Written task => Among the entries below, copy only the span from the line containing "What seaborn and" through the line containing "return total". Do so exactly, and skip the pictures.

Data provided =>

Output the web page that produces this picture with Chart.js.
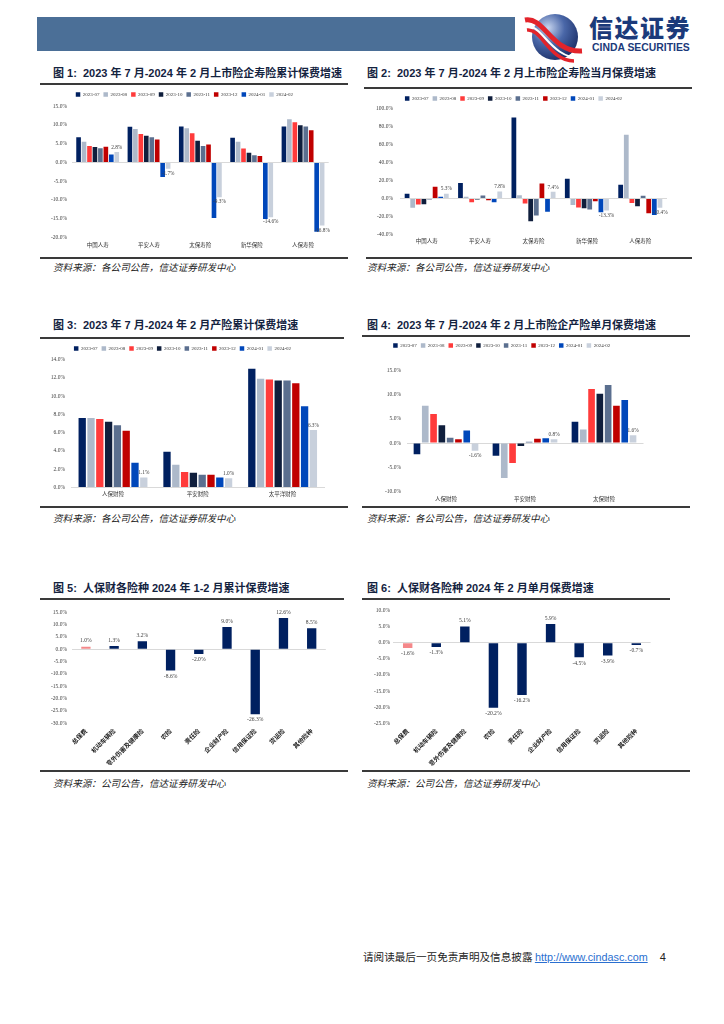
<!DOCTYPE html>
<html><head><meta charset="utf-8">
<script src="https://cdn.jsdelivr.net/npm/chart.js@4.4.1/dist/chart.umd.min.js"></script>
<style>
html,body{margin:0;padding:0;background:#fff;}
body{width:724px;height:1024px;position:relative;overflow:hidden;font-family:"Noto Sans CJK SC","Liberation Sans",sans-serif;}
.abs{position:absolute;}
.title{position:absolute;font-size:11px;font-weight:bold;color:#14233f;white-space:nowrap;font-family:"Liberation Sans","Noto Sans CJK SC",sans-serif;line-height:14px;}
.line{position:absolute;height:2px;background:#3a3a3a;}
.src{position:absolute;font-size:9.6px;font-style:italic;color:#222;white-space:nowrap;line-height:12px;}
.box{position:absolute;}
</style></head>
<body>
<div class="abs" style="left:37px;top:17px;width:478px;height:34px;background:#4b6f97;"></div>
<svg class="abs" style="left:522px;top:11px" width="66" height="52" viewBox="0 0 66 52">
 <defs><radialGradient id="lg" cx="35%" cy="30%" r="80%"><stop offset="0" stop-color="#c6d4ee"/><stop offset="0.45" stop-color="#4a67a8"/><stop offset="1" stop-color="#15285f"/></radialGradient></defs>
 <circle cx="33" cy="26" r="23" fill="url(#lg)"/>
 <path d="M3 9 C 22 5, 30 42, 60 40" stroke="#e3242b" stroke-width="5" fill="none"/>
 <path d="M3 15 C 20 12, 28 47, 58 47" stroke="#ffffff" stroke-width="2" fill="none"/>
 <path d="M5 19 C 20 17, 27 50, 52 50" stroke="#e3242b" stroke-width="3.5" fill="none"/>
</svg>
<div class="abs" style="left:589px;top:12px;font-size:24px;font-weight:900;color:#1b3a7a;letter-spacing:1.5px;line-height:30px;font-family:'Noto Sans CJK SC';">信达证券</div>
<div class="abs" style="left:592px;top:42px;font-size:10.4px;font-weight:bold;color:#1b3a7a;line-height:11px;font-family:'Liberation Sans';">CINDA SECURITIES</div>

<div class="title" style="left:53px;top:66px;">图 1:&nbsp; 2023 年 7 月-2024 年 2 月上市险企寿险累计保费增速</div>
<div class="title" style="left:367px;top:66px;">图 2:&nbsp; 2023 年 7 月-2024 年 2 月上市险企寿险当月保费增速</div>
<div class="line" style="left:40px;top:83px;width:308px;"></div>
<div class="line" style="left:364px;top:87px;width:328px;"></div>
<div class="line" style="left:40px;top:257px;width:308px;"></div>
<div class="line" style="left:366px;top:257px;width:326px;"></div>
<div class="src" style="left:53px;top:261px;">资料来源：各公司公告，信达证券研发中心</div>
<div class="src" style="left:367px;top:261px;">资料来源：各公司公告，信达证券研发中心</div>

<div class="title" style="left:53px;top:318px;">图 3:&nbsp; 2023 年 7 月-2024 年 2 月产险累计保费增速</div>
<div class="title" style="left:367px;top:318px;">图 4:&nbsp; 2023 年 7 月-2024 年 2 月上市险企产险单月保费增速</div>
<div class="line" style="left:40px;top:337px;width:304px;"></div>
<div class="line" style="left:362px;top:335px;width:328px;"></div>
<div class="line" style="left:40px;top:506px;width:308px;"></div>
<div class="line" style="left:362px;top:506px;width:328px;"></div>
<div class="src" style="left:53px;top:512px;">资料来源：各公司公告，信达证券研发中心</div>
<div class="src" style="left:367px;top:512px;">资料来源：各公司公告，信达证券研发中心</div>

<div class="title" style="left:53px;top:581px;">图 5:&nbsp; 人保财各险种 2024 年 1-2 月累计保费增速</div>
<div class="title" style="left:367px;top:581px;">图 6:&nbsp; 人保财各险种 2024 年 2 月单月保费增速</div>
<div class="line" style="left:40px;top:598px;width:304px;"></div>
<div class="line" style="left:362px;top:598px;width:308px;"></div>
<div class="line" style="left:40px;top:770px;width:308px;"></div>
<div class="line" style="left:362px;top:770px;width:328px;"></div>
<div class="src" style="left:53px;top:777px;">资料来源：公司公告，信达证券研发中心</div>
<div class="src" style="left:367px;top:777px;">资料来源：公司公告，信达证券研发中心</div>

<div class="abs" style="left:363px;top:950px;font-size:10.6px;color:#222;white-space:nowrap;line-height:14px;">请阅读最后一页免责声明及信息披露 <span style="font-family:'Liberation Sans';color:#2a6fd0;text-decoration:underline;font-size:10.8px;">http://www.cindasc.com</span><span style="font-family:'Liberation Sans';margin-left:12px;font-size:11px;">4</span></div>

<div class="box" id="b1" style="left:40px;top:87.5px;width:308px;height:162.5px;"><canvas id="c1"></canvas></div>
<div class="box" id="b2" style="left:360px;top:91.5px;width:332px;height:154.5px;"><canvas id="c2"></canvas></div>
<div class="box" id="b3" style="left:40px;top:341.5px;width:305px;height:157.5px;"><canvas id="c3"></canvas></div>
<div class="box" id="b4" style="left:360px;top:338.5px;width:310px;height:165.5px;"><canvas id="c4"></canvas></div>
<div class="box" id="b5" style="left:40px;top:603.7px;width:305px;height:161.3px;"><canvas id="c5"></canvas></div>
<div class="box" id="b6" style="left:360px;top:603.7px;width:310px;height:162.3px;"><canvas id="c6"></canvas></div>

<script>
// ---------- data ----------
const months = ['2023-07','2023-08','2023-09','2023-10','2023-11','2023-12','2024-01','2024-02'];
const lifeCompanies = ['中国人寿','平安人寿','太保寿险','新华保险','人保寿险'];
const pcCompanies3 = ['人保财险','平安财险','太平洋财险'];
const pcCompanies4 = ['人保财险','平安财险','太保财险'];
const piccLines = ['总保费','机动车辆险','意外伤害及健康险','农险','责任险','企业财产险','信用保证险','货运险','其他险种'];

// fig1: life cumulative premium growth (%), one row per month
const fig1Rows = [
  [6.7, 9.5, 9.6, 6.6, 9.6],
  [5.5, 8.9, 9.1, 5.5, 11.5],
  [4.4, 7.6, 7.8, 3.7, 10.7],
  [4.1, 7.1, 5.8, 2.6, 9.9],
  [3.8, 6.7, 4.4, 1.9, 9.6],
  [4.2, 6.1, 4.8, 1.7, 8.6],
  [2.1, -3.9, -14.8, -15.1, -18.5],
  [2.8, -1.7, -9.3, -14.6, -16.8]
];
// fig2: life monthly premium growth (%)
const fig2Rows = [
  [5.2, 17.2, 89.9, 22.0, 15.3],
  [-10.4, 1.9, 3.7, -7.1, 70.9],
  [-6.7, -4.1, -5.6, -10.1, -4.9],
  [-6.3, -1.1, -25.4, -10.8, -8.6],
  [-1.1, 3.4, -19.0, -12.3, 3.0],
  [13.1, -1.9, 16.8, -3.0, -16.4],
  [1.9, -4.1, -14.6, -15.3, -18.3],
  [5.3, 7.8, 7.4, -13.3, -10.4]
];
// fig3: P&C cumulative premium growth (%)
const fig3Rows = [
  [7.6, 3.9, 13.0],
  [7.6, 2.5, 11.9],
  [7.5, 1.7, 11.8],
  [7.2, 1.6, 11.7],
  [6.8, 1.4, 11.7],
  [6.2, 1.4, 11.4],
  [2.7, 1.1, 8.9],
  [1.1, 1.0, 6.3]
];
// fig4: P&C monthly premium growth (%)
const fig4Rows = [
  [-2.3, -2.6, 4.4],
  [7.7, -7.2, 2.8],
  [6.0, -4.1, 11.2],
  [3.7, -0.6, 10.2],
  [1.1, 0.3, 12.0],
  [0.8, 0.9, 7.7],
  [2.6, 1.0, 8.9],
  [-1.6, 0.8, 1.6]
];
// fig5 / fig6: PICC P&C by line (%)
const fig5Values = [1.0, 1.3, 3.2, -8.6, -2.0, 9.0, -26.3, 12.6, 8.5];
const fig6Values = [-1.6, -1.3, 5.1, -20.2, -16.2, 5.9, -4.5, -3.9, -0.7];

// axis ranges [min, max, step]
const fig1Axis = [-20, 15, 5];
const fig2Axis = [-40, 100, 20];
const fig3Axis = [0, 14, 2];
const fig4Axis = [-10, 15, 5];
const fig5Axis = [-30, 15, 5];
const fig6Axis = [-25, 10, 5];

// ---------- styles ----------
const monthColors = ['#002060','#adb9ca','#ff3b3b','#0f1e3c','#5b6f8f','#c00000','#0047ba','#c8d0dc'];
const lineColors = ['#f4888a','#002060','#002060','#002060','#002060','#002060','#002060','#002060','#002060'];
const TICK = '#404040';
const SERIF = "'Liberation Serif','Times New Roman',serif";
const CJK = "'Noto Sans CJK SC',sans-serif";

const legendFix = {
  id: 'legendFix',
  beforeLayout(chart, args, opts) {
    const lg = chart.legend;
    if (lg && opts && opts.height != null && !lg._patched) {
      const orig = lg.fit.bind(lg);
      lg.fit = function(){ orig(); this.height = opts.height; };
      lg._patched = true;
    }
  }
};
const valueLabels = {
  id: 'valueLabels',
  afterDatasetsDraw(chart, args, opts) {
    if (!opts || !opts.enabled) return;
    const ctx = chart.ctx;
    chart.data.datasets.forEach((ds, di) => {
      if (opts.only != null && di !== opts.only) return;
      const meta = chart.getDatasetMeta(di);
      meta.data.forEach((bar, i) => {
        const v = ds.data[i];
        const txt = v.toFixed(1) + '%';
        ctx.save();
        ctx.font = (opts.size || 5.5) + 'px ' + SERIF;
        ctx.fillStyle = opts.color || '#404040';
        ctx.textAlign = 'center';
        const dx = opts.dx || 0;
        if (v >= 0) { ctx.textBaseline = 'bottom'; ctx.fillText(txt, bar.x + dx, bar.y - (opts.gap || 2)); }
        else { ctx.textBaseline = 'top'; ctx.fillText(txt, bar.x + dx, bar.y + (opts.gap || 2)); }
        ctx.restore();
      });
    });
  }
};

function yScale(axis, width, pad) {
  return {
    min: axis[0], max: axis[1],
    ticks: { stepSize: axis[2], padding: pad, color: TICK, font: { size: 5.5, family: SERIF },
             callback: v => v.toFixed(1) + '%' },
    grid: { drawTicks: false, color: c => (c.tick && c.tick.value === 0) ? '#d9d9d9' : 'rgba(0,0,0,0)', lineWidth: 1 },
    border: { display: false },
    afterFit: s => { s.width = width; }
  };
}

function groupChart(id, cats, rows, axis, g) {
  return new Chart(document.getElementById(id), {
    type: 'bar',
    data: {
      labels: cats,
      datasets: rows.map((r, i) => ({
        label: months[i], data: r, backgroundColor: monthColors[i],
        categoryPercentage: g.cp, barPercentage: g.bp, borderWidth: 0
      }))
    },
    options: {
      responsive: true, maintainAspectRatio: false, animation: false,
      layout: { padding: { left: 0, right: g.right, top: 0, bottom: 0 } },
      plugins: {
        legend: { display: true, position: 'top',
          labels: { boxWidth: 4.5, boxHeight: 4.5, padding: 4, color: '#333', font: { size: 5, family: SERIF } } },
        tooltip: { enabled: false },
        legendFix: { height: g.legendH },
        valueLabels: { enabled: true, only: rows.length - 1, size: 5.3, gap: g.gap || 2 }
      },
      scales: {
        x: {
          ticks: { padding: g.xpad, color: '#333', font: { size: 5.5, family: CJK }, autoSkip: false, maxRotation: 0 },
          grid: { display: false, drawTicks: false }, border: { display: false },
          afterFit: s => { s.height = g.xh; }
        },
        y: yScale(axis, g.yw, g.ypad)
      }
    },
    plugins: [legendFix, valueLabels]
  });
}

function lineChart(id, values, axis, g) {
  return new Chart(document.getElementById(id), {
    type: 'bar',
    data: { labels: piccLines, datasets: [{ label: '增速', data: values, backgroundColor: lineColors,
            categoryPercentage: 1, barPercentage: g.bp, borderWidth: 0 }] },
    options: {
      responsive: true, maintainAspectRatio: false, animation: false,
      layout: { padding: { left: 0, right: g.right, top: 0, bottom: 0 } },
      plugins: {
        legend: { display: false }, tooltip: { enabled: false },
        valueLabels: { enabled: true, size: 5.6, gap: 3 }
      },
      scales: {
        x: {
          ticks: { padding: g.xpad, color: '#222', font: { size: 6.2, family: CJK, weight: 'bold' }, autoSkip: false, minRotation: 45, maxRotation: 45 },
          grid: { display: false, drawTicks: false }, border: { display: false },
          afterFit: s => { s.height = g.xh; }
        },
        y: yScale(axis, g.yw, g.ypad)
      }
    },
    plugins: [valueLabels]
  });
}

groupChart('c1', lifeCompanies, fig1Rows, fig1Axis, { cp: 0.85, bp: 0.85, right: 19.3, legendH: 18.2, xh: 13, xpad: 4, yw: 32, ypad: 5 });
groupChart('c2', lifeCompanies, fig2Rows, fig2Axis, { cp: 0.84, bp: 0.85, right: 25, legendH: 16.5, xh: 12, xpad: 3, yw: 40, ypad: 7 });
groupChart('c3', pcCompanies3, fig3Rows, fig3Axis, { cp: 0.83, bp: 0.83, right: 20, legendH: 17.5, xh: 12, xpad: 3, yw: 30.6, ypad: 5.6 });
groupChart('c4', pcCompanies4, fig4Rows, fig4Axis, { cp: 0.84, bp: 0.8, right: 26.5, legendH: 31.5, xh: 13, xpad: 4, yw: 46.5, ypad: 5.5 });
lineChart('c5', fig5Values, fig5Axis, { bp: 0.33, right: 19.2, xh: 42, xpad: 4, yw: 31.8, ypad: 4.8 });
lineChart('c6', fig6Values, fig6Axis, { bp: 0.33, right: 19.4, xh: 43, xpad: 4, yw: 33.4, ypad: 3.4 });
</script>
</body></html>
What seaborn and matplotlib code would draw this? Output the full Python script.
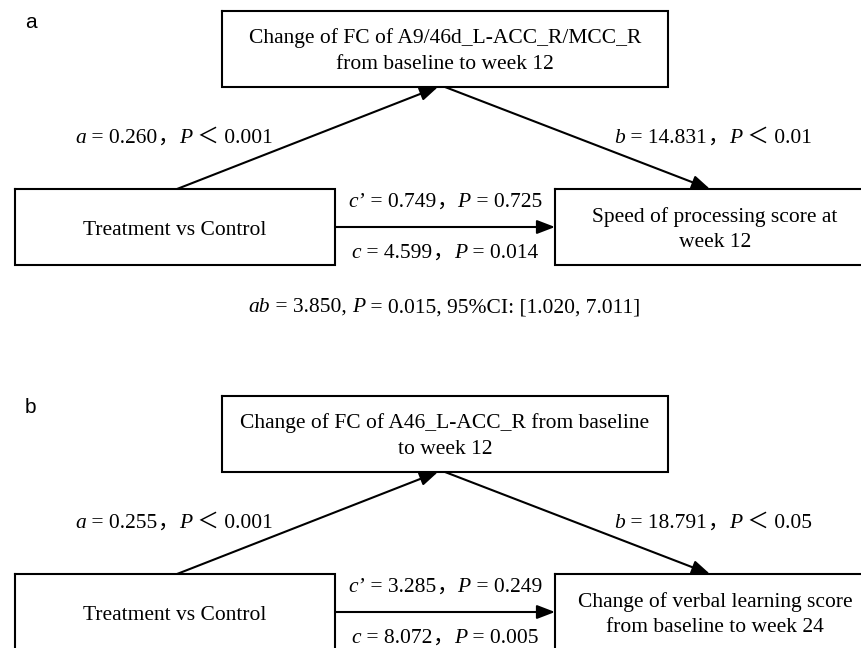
import matplotlib
matplotlib.use("Agg")
import matplotlib.pyplot as plt
import pandas as pd
import seaborn as sns
from matplotlib import font_manager

# ---- content of the two mediation diagrams ----
panel_tags = ["a", "b"]
exposure_label = "Treatment vs Control"
mediator_lines = [
    ["Change of FC of A9/46d_L-ACC_R/MCC_R", "from baseline to week 12"],
    ["Change of FC of A46_L-ACC_R from baseline", "to week 12"],
]
outcome_lines = [
    ["Speed of processing score at", "week 12"],
    ["Change of verbal learning score", "from baseline to week 24"],
]
a_coef = ["0.260", "0.255"]
a_pval = ["＜ 0.001", "＜ 0.001"]
b_coef = ["14.831", "18.791"]
b_pval = ["＜ 0.01", "＜ 0.05"]
cprime_coef = ["0.749", "3.285"]
cprime_pval = ["= 0.725", "= 0.249"]
c_coef = ["4.599", "8.072"]
c_pval = ["= 0.014", "= 0.005"]
ab_coef = ["3.850"]
ab_pval = ["0.015"]
ab_ci = [("1.020", "7.011")]

# ---- styling ----
sns.set_theme(style="white")
FAMILY = ["Liberation Serif", "Noto Sans CJK SC"]
plt.rcParams["font.family"] = FAMILY
W, H, DPI = 861, 648, 100
FS = 15.5
LW = 1.5

fig = plt.figure(figsize=(W / DPI, H / DPI), dpi=DPI)
ax = fig.add_axes([0, 0, 1, 1])
ax.set_xlim(0, W)
ax.set_ylim(H, 0)
ax.axis("off")


def _load(family, style):
    prop = font_manager.FontProperties(family=family, style=style)
    return font_manager.get_font(font_manager.findfont(prop))


SERIF_RM = _load("Liberation Serif", "normal")
SERIF_IT = _load("Liberation Serif", "italic")
CJK = _load("Noto Sans CJK SC", "normal")


def advance(s, italic):
    base = SERIF_IT if italic else SERIF_RM
    total = 0.0
    for ch in s:
        f = base if base.get_char_index(ord(ch)) else CJK
        f.set_size(FS, DPI)
        total += f.load_char(ord(ch)).linearHoriAdvance / 65536
    return total


def rich_text(cx, y, parts):
    """Draw mixed italic/upright runs on one baseline, centred on cx."""
    widths = [advance(s, it) for s, it in parts]
    x = cx - sum(widths) / 2
    for (s, it), w in zip(parts, widths):
        ax.text(x, y, s, fontsize=FS, family=FAMILY,
                fontstyle="italic" if it else "normal",
                ha="left", va="baseline", color="black")
        x += w


def arrow(p0, p1):
    ax.annotate("", xy=p1, xytext=p0, xycoords="data",
                arrowprops=dict(arrowstyle="-|>,head_length=0.78,head_width=0.3",
                                mutation_scale=14, lw=LW, color="black",
                                shrinkA=0, shrinkB=0))


# box geometry (pixels): x0, x1, y0, y1 for panel a; panel b is shifted down
boxes = {
    "mediator": (222, 668, 11, 87),
    "exposure": (15, 335, 189, 265),
    "outcome": (555, 875, 189, 265),
}
PANEL_SHIFT = 385

rows = []
for p in range(len(panel_tags)):
    dy = p * PANEL_SHIFT
    for name, (x0, x1, y0, y1) in boxes.items():
        xs = [x0, x1, x1, x0, x0]
        ys = [y0 + dy, y0 + dy, y1 + dy, y1 + dy, y0 + dy]
        for x, y in zip(xs, ys):
            rows.append({"x": x, "y": y, "box": f"{name}{p}"})
outline = pd.DataFrame(rows)
sns.lineplot(data=outline, x="x", y="y", units="box", estimator=None,
             sort=False, color="black", lw=LW, legend=False, ax=ax,
             solid_joinstyle="miter", solid_capstyle="projecting")
ax.set_xlim(0, W)
ax.set_ylim(H, 0)
ax.axis("off")

for p, tag in enumerate(panel_tags):
    dy = p * PANEL_SHIFT
    mx0, mx1, my0, my1 = boxes["mediator"]
    ex0, ex1, ey0, ey1 = boxes["exposure"]
    ox0, ox1, oy0, oy1 = boxes["outcome"]
    mcx = (mx0 + mx1) / 2
    ecx = (ex0 + ex1) / 2
    ocx = (ox0 + ox1) / 2
    gap_cx = (ex1 + ox0) / 2
    mid_y = (ey0 + ey1) / 2 + dy

    ax.text(25, 28 + dy, tag, family="Liberation Sans", fontsize=15,
            ha="left", va="baseline", color="black")

    # box texts
    for i, line in enumerate(mediator_lines[p]):
        ax.text(mcx, 43 + 26 * i + dy, line, fontsize=FS, ha="center",
                va="baseline", color="black")
    ax.text(ecx, 235 + dy, exposure_label, fontsize=FS, ha="center",
            va="baseline", color="black")
    for i, line in enumerate(outcome_lines[p]):
        ax.text(ocx, 222 + 25 * i + dy, line, fontsize=FS, ha="center",
                va="baseline", color="black")

    # paths
    arrow((177, ey0 + dy), (438, my1 + dy))
    arrow((445, my1 + dy), (710, oy0 + dy))
    arrow((ex1, mid_y), (ox0, mid_y))

    # path coefficients
    rich_text(ecx - 1, 143 + dy, [("a", True), (f" = {a_coef[p]}", False),
                                  ("，", False), ("P", True), (f" {a_pval[p]}", False)])
    rich_text(ocx - 2, 143 + dy, [("b", True), (f" = {b_coef[p]}", False),
                                  ("，", False), ("P", True), (f" {b_pval[p]}", False)])
    rich_text(gap_cx, 207 + dy, [("c’", True), (f" = {cprime_coef[p]}", False),
                                 ("，", False), ("P", True), (f" {cprime_pval[p]}", False)])
    rich_text(gap_cx, 258 + dy, [("c", True), (f" = {c_coef[p]}", False),
                                 ("，", False), ("P", True), (f" {c_pval[p]}", False)])
    if p < len(ab_coef):
        lo, hi = ab_ci[p]
        rich_text(gap_cx, 312 + dy, [("ab", True), (f" = {ab_coef[p]}, ", False),
                                     ("P", True),
                                     (f" = {ab_pval[p]}, 95%CI: [{lo}, {hi}]", False)])

fig.savefig("out.png", dpi=DPI, facecolor="white")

Result below =>
What seaborn and matplotlib code would draw this? Output the full Python script.
import matplotlib
matplotlib.use("Agg")
import matplotlib.pyplot as plt
import pandas as pd
import seaborn as sns
from matplotlib import font_manager

# ---- content of the two mediation diagrams ----
panel_tags = ["a", "b"]
exposure_label = "Treatment vs Control"
mediator_lines = [
    ["Change of FC of A9/46d_L-ACC_R/MCC_R", "from baseline to week 12"],
    ["Change of FC of A46_L-ACC_R from baseline", "to week 12"],
]
outcome_lines = [
    ["Speed of processing score at", "week 12"],
    ["Change of verbal learning score", "from baseline to week 24"],
]
a_coef = ["0.260", "0.255"]
a_pval = ["＜ 0.001", "＜ 0.001"]
b_coef = ["14.831", "18.791"]
b_pval = ["＜ 0.01", "＜ 0.05"]
cprime_coef = ["0.749", "3.285"]
cprime_pval = ["= 0.725", "= 0.249"]
c_coef = ["4.599", "8.072"]
c_pval = ["= 0.014", "= 0.005"]
ab_coef = ["3.850"]
ab_pval = ["0.015"]
ab_ci = [("1.020", "7.011")]

# ---- styling ----
sns.set_theme(style="white")
FAMILY = ["Liberation Serif", "Noto Sans CJK SC"]
plt.rcParams["font.family"] = FAMILY
W, H, DPI = 861, 648, 100
FS = 15.5
LW = 1.5

fig = plt.figure(figsize=(W / DPI, H / DPI), dpi=DPI)
ax = fig.add_axes([0, 0, 1, 1])
ax.set_xlim(0, W)
ax.set_ylim(H, 0)
ax.axis("off")


def _load(family, style):
    prop = font_manager.FontProperties(family=family, style=style)
    return font_manager.get_font(font_manager.findfont(prop))


SERIF_RM = _load("Liberation Serif", "normal")
SERIF_IT = _load("Liberation Serif", "italic")
CJK = _load("Noto Sans CJK SC", "normal")


def advance(s, italic):
    base = SERIF_IT if italic else SERIF_RM
    total = 0.0
    for ch in s:
        f = base if base.get_char_index(ord(ch)) else CJK
        f.set_size(FS, DPI)
        total += f.load_char(ord(ch)).linearHoriAdvance / 65536
    return total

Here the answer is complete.